In short, the economic argument remains to be won. If Obama could somehow neutralize Romney’s strength in this arena, his advantages in other areas—the gender gap, the G.O.P.’s alienation of many Hispanics, his appeal to independents—could see him scrape through despite a weak economy. And if the economy were to pick up in the coming months, he would be virtually home free.

For this strategy to work, though, the Obama campaign needs to step up its game and settle on a clear and consistent message. Simply attacking Romney’s record at Bain Capital and as governor of Massachusetts isn’t enough. The key to success is to wage a campaign not just against Mitt, who is something of a cipher, but against the entire Republican Party, which is widely (and correctly) seen as an extremist organization. How to do this will be the subject of my next post.”

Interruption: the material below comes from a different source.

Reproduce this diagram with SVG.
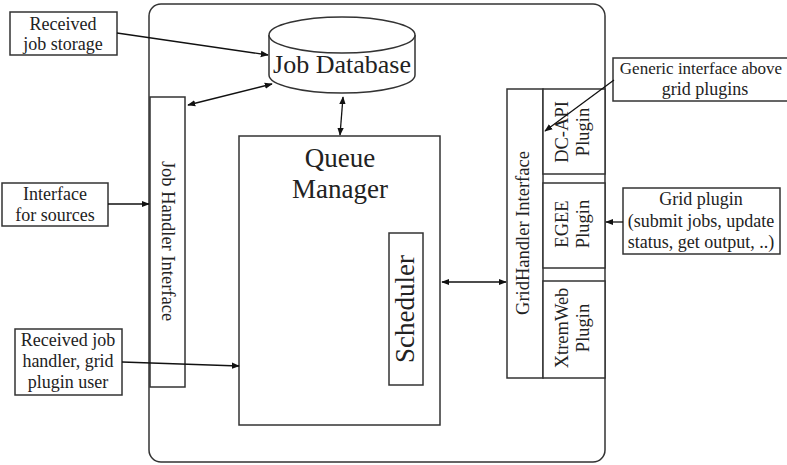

Comment:   Cassidy ‘reports’ in his New Yorker essay:     “Romney is still Romney—a compromise candidate with a lot of baggage whom few Americans have great enthusiasm for.”

One thing is true.   Romney still will be Romney.    Compared to racist, Marxist, petulant, friendless, angry and revengeful, duplicitous, devious, devisive,  deceitful, dishonest and antiAmerican Barack Hussein Obama, I wonder what Romney  baggage Mr. Cassidy might be counting on…..his Mormonism?

Romney is winsome, likeable, friendly,  and unlike Hussein-Obama, doesn’t seem to know how to carry a grudge.   He clearly and honestly loves his country.    He gets along with others, and even works with his political opponents to work out compromises, a rather obvious occurence an traditional American governor must overcome in Marxist Massachusetts.

Governor Romney even believes in free enterprise and in the democratic process…..both an anethema to the black part of Barack Hussein Obama, the color he chose to gain advancements and  entitlements  in the Liberal American University  System of Racist Duplicity.

 

One Response

  1. honestly, when will this disgusting political polarization and hatred end? just honestly talk about issues. what’s with the name-calling? Give it a rest. The American people aren’t stupid.